On the boring side of things, Houghton has room for improvement. Festival security was hilariously lax (there was some debate about whether the police even knew about the event), but anyone caught sneaking a can of beer into the arena was given an unnecessarily rigorous frisk that went as far as peering inside socks. Food and drink inside were, expensive even for a festival and at most bars water was only available in cans, a £2 middle finger to the face that left buyers more pissed off than hydrated. The sparse toilets, meanwhile, were nothing short of a shitshow.

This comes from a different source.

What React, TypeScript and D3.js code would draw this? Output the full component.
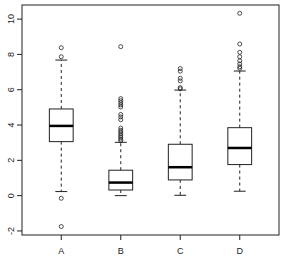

However, this year’s Houghton festival—particularly Saturday night —was gripped by a strange, gorgeous atmosphere, unlike anything I’ve experienced even at the peak of some other great festivals. Maybe it was the decadent array of musicians on offer (Doc Scott, DMX Krew, and Joy O are my picks, subject to change), or maybe it was that holy grail of electronic music, the ephemeral higher power that can unite every dancer at a rave.
Or maybe it was just that: rave. Throughout the weekend, the values of that forgotten word permeated the festival like a deity reborn. Intermittent rain shunted people around in search of a comfortable setting, but every single location was blessed with raw, Ecstatic tension. Emphasis on the “E.”
Tiny numbers of this year’s attendees will remember the Rave Britain from before the Criminal Justice Bill of 1994 (I wasn’t even a year old), but Saturday night felt something like how the stories have it. Every raver—let’s be done with it—onsite was connected by an electric, sexual tension that ebbed and flowed between sets, a love that was showered on anyone behind a turntable, which each recipient duly threw right back and then some. I’ll never know if this year matched the Houghton of 2017, but this edition was an unforgettable experience in its own right. Richards and co. might just have started something.